Commands often are shown with a prompt to illustrate the context in
which they are used. Commands that you issue from the command line
are shown with a %
prompt:
% chmod 600 my.cnf
That prompt is one that Unix users are used to seeing, but it
doesn’t necessarily signify that a command will work
only under Unix. Unless indicated otherwise, commands shown with a
%
prompt generally should work under Windows, too.
If you should run a command under Unix as the root
user, the prompt is #
instead:
# chkconfig --add tomcat4
For commands that are specific only to Windows, the
C:\>
prompt is used:
C:\> copy C:\mysql\lib\cygwinb19.dll C:\Windows\System
SQL statements that are issued from within the
mysql client program are shown with a
mysql>
prompt and terminated with a semicolon:
mysql> SELECT * FROM my_table;
For examples that show a query result as you would see it when using
mysql, I sometimes truncate the output, using an
ellipsis (...
) to indicate that the result
consists of more rows than are shown.
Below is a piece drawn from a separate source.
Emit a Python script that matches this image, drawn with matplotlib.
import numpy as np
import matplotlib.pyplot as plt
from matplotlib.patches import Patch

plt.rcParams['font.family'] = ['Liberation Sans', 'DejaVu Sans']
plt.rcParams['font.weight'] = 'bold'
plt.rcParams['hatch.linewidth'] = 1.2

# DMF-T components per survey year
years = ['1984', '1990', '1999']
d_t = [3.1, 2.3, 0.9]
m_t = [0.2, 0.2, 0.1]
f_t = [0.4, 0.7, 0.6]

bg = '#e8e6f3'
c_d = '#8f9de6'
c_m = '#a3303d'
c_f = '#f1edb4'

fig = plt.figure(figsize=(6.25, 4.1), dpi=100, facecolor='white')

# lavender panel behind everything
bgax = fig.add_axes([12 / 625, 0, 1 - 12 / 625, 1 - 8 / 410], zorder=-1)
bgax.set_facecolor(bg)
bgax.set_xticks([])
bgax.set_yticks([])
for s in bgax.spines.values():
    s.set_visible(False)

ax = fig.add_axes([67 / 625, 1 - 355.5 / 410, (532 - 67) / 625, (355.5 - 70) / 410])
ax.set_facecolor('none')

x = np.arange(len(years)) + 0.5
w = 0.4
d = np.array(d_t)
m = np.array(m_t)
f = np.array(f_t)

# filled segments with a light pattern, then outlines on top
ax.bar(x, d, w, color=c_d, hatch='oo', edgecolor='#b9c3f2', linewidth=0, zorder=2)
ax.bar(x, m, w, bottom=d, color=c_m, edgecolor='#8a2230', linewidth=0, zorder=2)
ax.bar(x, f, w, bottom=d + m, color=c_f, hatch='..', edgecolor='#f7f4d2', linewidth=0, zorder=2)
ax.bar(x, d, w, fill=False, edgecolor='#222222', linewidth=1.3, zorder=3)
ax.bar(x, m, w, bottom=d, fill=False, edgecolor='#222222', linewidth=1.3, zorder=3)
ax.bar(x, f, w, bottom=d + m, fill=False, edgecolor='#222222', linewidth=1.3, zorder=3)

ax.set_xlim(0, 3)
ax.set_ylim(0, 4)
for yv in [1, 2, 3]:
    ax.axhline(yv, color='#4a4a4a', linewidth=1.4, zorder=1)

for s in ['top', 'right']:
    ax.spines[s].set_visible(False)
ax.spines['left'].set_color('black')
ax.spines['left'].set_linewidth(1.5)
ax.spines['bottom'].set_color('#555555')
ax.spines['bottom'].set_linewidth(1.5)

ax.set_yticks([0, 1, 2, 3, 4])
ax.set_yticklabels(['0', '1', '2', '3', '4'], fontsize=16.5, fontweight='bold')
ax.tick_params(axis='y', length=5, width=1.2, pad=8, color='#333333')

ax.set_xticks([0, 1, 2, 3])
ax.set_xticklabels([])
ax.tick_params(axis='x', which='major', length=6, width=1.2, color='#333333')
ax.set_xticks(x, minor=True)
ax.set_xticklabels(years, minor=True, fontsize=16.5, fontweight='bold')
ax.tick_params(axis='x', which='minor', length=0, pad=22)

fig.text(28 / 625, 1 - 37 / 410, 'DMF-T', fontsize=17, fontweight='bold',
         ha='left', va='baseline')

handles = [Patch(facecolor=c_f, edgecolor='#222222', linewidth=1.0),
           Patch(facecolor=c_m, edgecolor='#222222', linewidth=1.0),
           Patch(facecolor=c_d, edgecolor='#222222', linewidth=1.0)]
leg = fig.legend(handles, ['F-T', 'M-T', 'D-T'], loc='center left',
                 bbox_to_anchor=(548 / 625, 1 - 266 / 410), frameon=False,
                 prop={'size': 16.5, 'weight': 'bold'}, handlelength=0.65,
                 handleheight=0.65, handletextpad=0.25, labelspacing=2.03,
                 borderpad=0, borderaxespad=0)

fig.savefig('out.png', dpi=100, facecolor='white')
The following query produces
many rows of output, of which those in the middle have been omitted:
mysql> SELECT name, abbrev FROM states ORDER BY name;
+----------------+--------+
| name | abbrev |
+----------------+--------+
| Alabama | AL |
| Alaska | AK |
| Arizona | AZ |
...
| West Virginia | WV |
| Wisconsin | WI |
| Wyoming | WY |
+----------------+--------+
Examples that just show the syntax for SQL statements do not include
the mysql>
prompt, but they do include
semicolons as necessary to make it clear where statements end. For
example, this is a single statement:
CREATE TABLE t1 (i INT) SELECT * FROM t2;
But this example represents two statements:
CREATE TABLE t1 (i INT); SELECT * FROM t2;
The semicolon is a notational convenience used within mysql as a statement terminator. But it is not part of SQL itself, so when you issue SQL statements from within programs that you write (for example, using Perl or Java), you should not include terminating semicolons.